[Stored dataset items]
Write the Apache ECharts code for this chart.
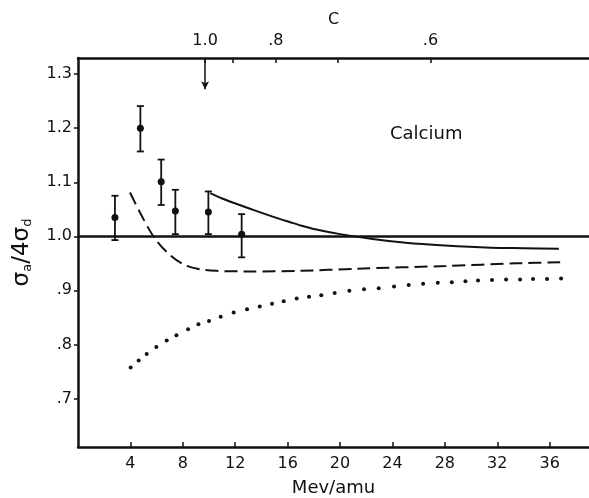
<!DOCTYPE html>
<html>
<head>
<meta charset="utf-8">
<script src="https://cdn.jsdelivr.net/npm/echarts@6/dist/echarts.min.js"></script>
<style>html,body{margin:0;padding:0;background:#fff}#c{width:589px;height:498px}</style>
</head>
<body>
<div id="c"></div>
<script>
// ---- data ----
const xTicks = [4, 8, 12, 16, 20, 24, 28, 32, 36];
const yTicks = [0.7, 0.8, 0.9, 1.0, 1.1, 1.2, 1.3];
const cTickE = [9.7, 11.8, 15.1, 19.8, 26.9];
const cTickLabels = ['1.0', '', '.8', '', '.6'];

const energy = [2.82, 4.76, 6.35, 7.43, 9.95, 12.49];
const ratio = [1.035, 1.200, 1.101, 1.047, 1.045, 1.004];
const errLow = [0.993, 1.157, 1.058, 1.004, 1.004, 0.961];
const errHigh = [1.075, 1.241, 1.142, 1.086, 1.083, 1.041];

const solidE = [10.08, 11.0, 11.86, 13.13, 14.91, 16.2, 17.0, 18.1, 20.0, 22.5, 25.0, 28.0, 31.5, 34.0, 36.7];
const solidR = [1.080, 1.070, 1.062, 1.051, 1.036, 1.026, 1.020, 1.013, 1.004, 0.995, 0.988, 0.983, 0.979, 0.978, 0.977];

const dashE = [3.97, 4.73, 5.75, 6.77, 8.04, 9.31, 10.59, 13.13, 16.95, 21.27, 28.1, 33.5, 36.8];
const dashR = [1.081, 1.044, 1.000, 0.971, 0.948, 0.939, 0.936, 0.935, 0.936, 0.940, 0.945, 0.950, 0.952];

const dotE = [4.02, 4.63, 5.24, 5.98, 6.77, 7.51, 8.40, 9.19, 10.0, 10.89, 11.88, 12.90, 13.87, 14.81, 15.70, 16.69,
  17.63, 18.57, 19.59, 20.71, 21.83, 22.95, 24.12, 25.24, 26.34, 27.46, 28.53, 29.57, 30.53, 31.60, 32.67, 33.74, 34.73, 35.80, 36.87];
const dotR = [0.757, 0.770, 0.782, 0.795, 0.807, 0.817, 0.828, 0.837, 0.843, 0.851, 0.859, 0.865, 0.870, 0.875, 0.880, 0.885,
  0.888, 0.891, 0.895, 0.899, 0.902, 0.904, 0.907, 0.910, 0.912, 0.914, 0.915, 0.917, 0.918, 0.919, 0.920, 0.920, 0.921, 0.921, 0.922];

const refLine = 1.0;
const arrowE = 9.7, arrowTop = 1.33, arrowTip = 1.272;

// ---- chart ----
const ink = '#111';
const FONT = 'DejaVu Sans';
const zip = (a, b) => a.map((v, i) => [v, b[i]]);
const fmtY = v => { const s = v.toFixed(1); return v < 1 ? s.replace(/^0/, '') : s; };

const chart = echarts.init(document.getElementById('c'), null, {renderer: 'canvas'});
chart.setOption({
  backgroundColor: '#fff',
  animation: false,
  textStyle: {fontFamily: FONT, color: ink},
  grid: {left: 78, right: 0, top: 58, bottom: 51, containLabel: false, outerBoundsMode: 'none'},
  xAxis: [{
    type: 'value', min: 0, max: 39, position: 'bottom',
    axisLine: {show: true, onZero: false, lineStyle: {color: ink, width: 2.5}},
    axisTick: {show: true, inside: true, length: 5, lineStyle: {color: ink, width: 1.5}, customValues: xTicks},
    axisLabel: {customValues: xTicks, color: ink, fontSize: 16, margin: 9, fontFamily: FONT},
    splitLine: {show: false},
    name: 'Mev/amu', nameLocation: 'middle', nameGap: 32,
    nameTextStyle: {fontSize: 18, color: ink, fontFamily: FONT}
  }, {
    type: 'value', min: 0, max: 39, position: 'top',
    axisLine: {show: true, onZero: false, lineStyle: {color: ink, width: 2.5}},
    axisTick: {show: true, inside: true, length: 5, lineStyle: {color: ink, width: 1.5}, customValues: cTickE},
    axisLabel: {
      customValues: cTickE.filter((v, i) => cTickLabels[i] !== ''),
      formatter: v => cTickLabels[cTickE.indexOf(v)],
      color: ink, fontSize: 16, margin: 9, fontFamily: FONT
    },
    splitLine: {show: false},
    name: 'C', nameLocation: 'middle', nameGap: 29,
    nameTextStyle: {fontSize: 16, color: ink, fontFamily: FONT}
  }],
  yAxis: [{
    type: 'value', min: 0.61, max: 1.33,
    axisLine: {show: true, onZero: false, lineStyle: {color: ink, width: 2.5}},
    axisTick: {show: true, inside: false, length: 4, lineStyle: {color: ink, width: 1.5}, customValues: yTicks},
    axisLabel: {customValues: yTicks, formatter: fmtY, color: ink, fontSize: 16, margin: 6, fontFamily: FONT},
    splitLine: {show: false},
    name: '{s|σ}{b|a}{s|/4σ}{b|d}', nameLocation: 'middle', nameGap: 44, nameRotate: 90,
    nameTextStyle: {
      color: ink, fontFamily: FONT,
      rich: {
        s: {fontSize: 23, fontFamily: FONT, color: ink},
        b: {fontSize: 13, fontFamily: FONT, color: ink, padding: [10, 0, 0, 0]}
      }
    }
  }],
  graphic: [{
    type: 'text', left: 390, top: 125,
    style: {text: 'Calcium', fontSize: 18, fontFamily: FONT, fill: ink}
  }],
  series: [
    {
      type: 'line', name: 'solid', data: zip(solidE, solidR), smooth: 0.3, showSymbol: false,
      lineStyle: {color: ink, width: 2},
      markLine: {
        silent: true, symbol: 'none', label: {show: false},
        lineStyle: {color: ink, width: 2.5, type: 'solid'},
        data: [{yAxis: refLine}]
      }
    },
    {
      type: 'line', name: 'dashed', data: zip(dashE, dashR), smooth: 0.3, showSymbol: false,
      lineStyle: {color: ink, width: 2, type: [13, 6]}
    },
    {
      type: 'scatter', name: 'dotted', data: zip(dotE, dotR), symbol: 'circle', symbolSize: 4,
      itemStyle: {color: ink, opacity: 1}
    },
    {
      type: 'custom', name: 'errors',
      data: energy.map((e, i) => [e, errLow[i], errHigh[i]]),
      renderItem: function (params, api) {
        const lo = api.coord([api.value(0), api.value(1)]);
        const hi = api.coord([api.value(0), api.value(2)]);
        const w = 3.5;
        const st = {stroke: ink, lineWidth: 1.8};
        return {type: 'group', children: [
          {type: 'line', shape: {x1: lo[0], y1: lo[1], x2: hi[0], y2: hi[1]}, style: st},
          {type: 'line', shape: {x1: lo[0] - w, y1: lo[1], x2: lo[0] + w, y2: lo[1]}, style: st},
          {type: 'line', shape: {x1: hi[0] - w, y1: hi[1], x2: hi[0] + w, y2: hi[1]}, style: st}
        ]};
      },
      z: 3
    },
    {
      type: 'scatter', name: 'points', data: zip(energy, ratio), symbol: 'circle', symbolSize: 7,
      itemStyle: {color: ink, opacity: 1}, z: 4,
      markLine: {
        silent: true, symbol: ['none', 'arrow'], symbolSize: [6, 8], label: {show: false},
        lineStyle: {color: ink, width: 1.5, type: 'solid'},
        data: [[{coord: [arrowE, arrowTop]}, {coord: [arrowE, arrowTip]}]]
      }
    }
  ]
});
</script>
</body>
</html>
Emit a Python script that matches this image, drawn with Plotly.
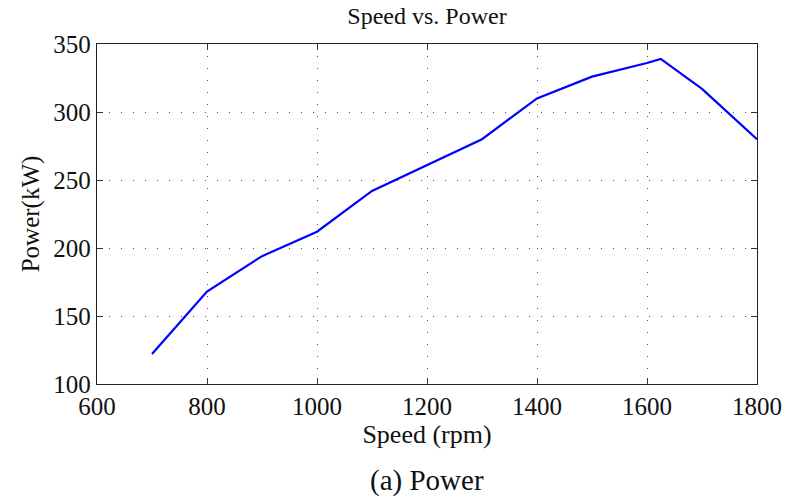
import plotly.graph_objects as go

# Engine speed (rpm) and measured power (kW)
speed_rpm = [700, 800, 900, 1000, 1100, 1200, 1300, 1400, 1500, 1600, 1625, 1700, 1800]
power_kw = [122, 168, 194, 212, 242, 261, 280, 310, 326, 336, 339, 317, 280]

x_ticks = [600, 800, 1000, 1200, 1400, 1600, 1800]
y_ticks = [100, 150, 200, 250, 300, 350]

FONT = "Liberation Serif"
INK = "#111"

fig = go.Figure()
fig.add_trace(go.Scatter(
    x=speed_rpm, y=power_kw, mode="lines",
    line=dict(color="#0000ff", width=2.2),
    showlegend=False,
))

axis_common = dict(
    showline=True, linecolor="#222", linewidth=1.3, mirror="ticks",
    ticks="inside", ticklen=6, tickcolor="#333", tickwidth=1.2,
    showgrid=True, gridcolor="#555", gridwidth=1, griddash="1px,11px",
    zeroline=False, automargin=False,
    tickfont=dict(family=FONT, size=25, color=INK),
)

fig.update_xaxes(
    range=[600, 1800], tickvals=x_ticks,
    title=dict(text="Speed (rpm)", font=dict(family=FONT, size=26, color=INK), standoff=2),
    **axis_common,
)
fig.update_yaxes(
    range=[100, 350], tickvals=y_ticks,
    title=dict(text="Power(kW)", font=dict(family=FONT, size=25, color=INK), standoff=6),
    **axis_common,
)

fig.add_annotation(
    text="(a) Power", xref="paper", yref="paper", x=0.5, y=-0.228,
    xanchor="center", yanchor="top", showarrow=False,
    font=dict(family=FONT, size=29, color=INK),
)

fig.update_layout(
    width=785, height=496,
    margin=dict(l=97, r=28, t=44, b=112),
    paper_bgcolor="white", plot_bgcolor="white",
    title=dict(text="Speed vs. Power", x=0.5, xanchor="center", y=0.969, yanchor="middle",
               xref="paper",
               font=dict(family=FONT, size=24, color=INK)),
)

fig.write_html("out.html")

### Written exercise
Copy each line of the listing that contains the string "this".

### The output
Write the Apache ECharts code for this chart.
Emit a Python script that matches this image, drawn with Plotly.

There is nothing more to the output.